Putin is being widely compared since his invasion of Ukraine to Adolph Hitler, the invasion described as a parallel to Hitler’s invasions in Europe in the 1930s.
“Putin’s attack on Ukraine echoes Hitler’s takeover of Czechoslovakia,” was a headline last week in The Washington Post. The sub-head: “The Nazi leader used similar tactics to dismember and devour Czechoslovakia before World War II.”
“Vladimir Putin is doing exactly what Hitler did when he invaded Poland in 1939,” said the headline of a piece last week in the British publication Mirror. The “parallels” between Putin and Hitler are “uncanny,” wrote Dr. Robert Lyman, author and fellow of the Royal Historical Society.

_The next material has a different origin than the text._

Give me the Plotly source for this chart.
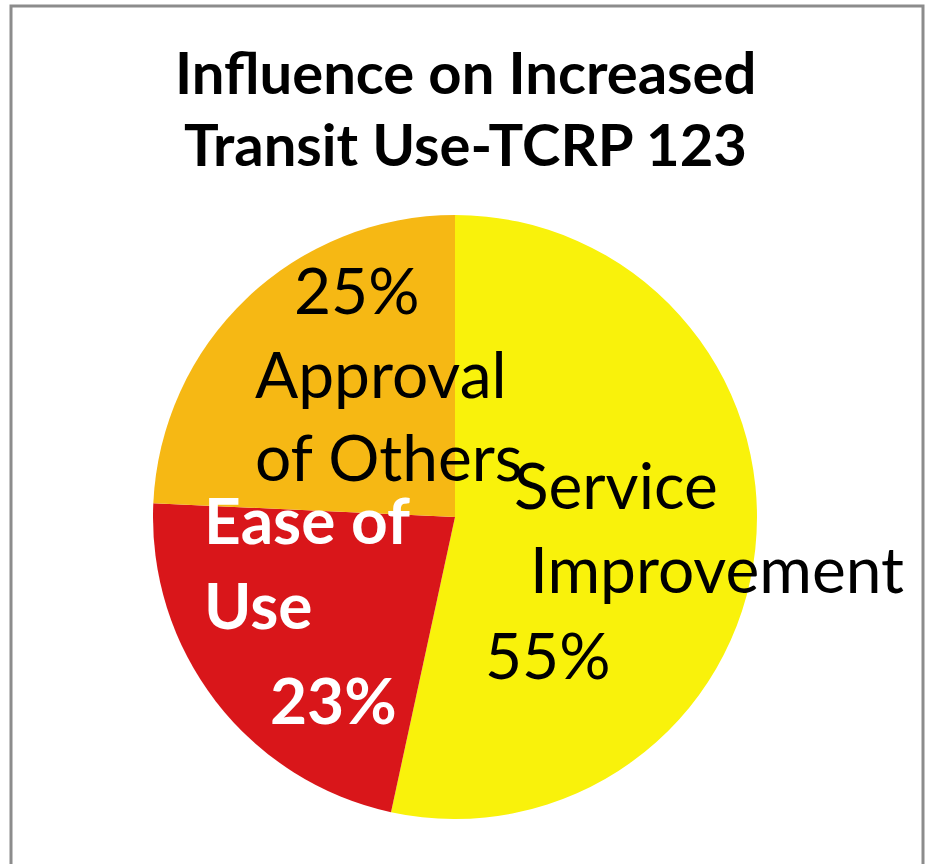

“It certainly makes 2022 the most dangerous year in Europe since the end of that terrible, bloody war in 1945,” he said. “What the West does now will have dramatic consequences for the future of the world as we know it. If the world allows Putin to get away with his latest land-grab…there’s a very good chance he’ll take this as carte blanche to do it again, elsewhere.
“The targets? The Baltic States (Latvia, Lithuania and Estonia) will be first on his hit list, even though they are members of NATO. As I explained in my book The Rise of the Third Reich, this is what Hitler did after 1938; take little nibbles at bits of Europe that weren’t his and if people didn’t make too much of a fuss, keep on nibbling,” Lyman went on.
“The invasion of Poland in 1939 took place because Hitler believed he would get away with it, and that the West wouldn’t or couldn’t retaliate,” he continued. “So what do we do? We need to put Putin back in his box without initiating the Third World War. This will be hard, as it’s what he has calculated, with his threats today. He believes the world will be too scared to do anything, as he’s got his fingers on Russia’s nuclear triggers.”
“He is a gangster who has secured power in Russia,” Lyman said of Putin.
He wrote: “Whether Putin’s invasion of Ukraine is successful, in either the short or long term, remains to be seen. It took the world six years and millions of lives to defeat Hitler. Putin will be gambling that the world doesn’t have the stomach for a fight. He’s probably right.”
The comparison between Putin and Hitler is fitting.
This former KGB colonel who has amassed a multi-billion-ruble fortune in his rise to power and has worked hard at extinguishing opposition to him in Russia is a tyrant.
He is destroying lives. He ignores the UN Charter, the constitution of the international organization of which Russia (as the major component of the Soviet Union) was an original member.
Is Lyman correct in his assessment that “the world doesn’t have the stomach for a fight” against him? Hitler-like Putin must be stopped.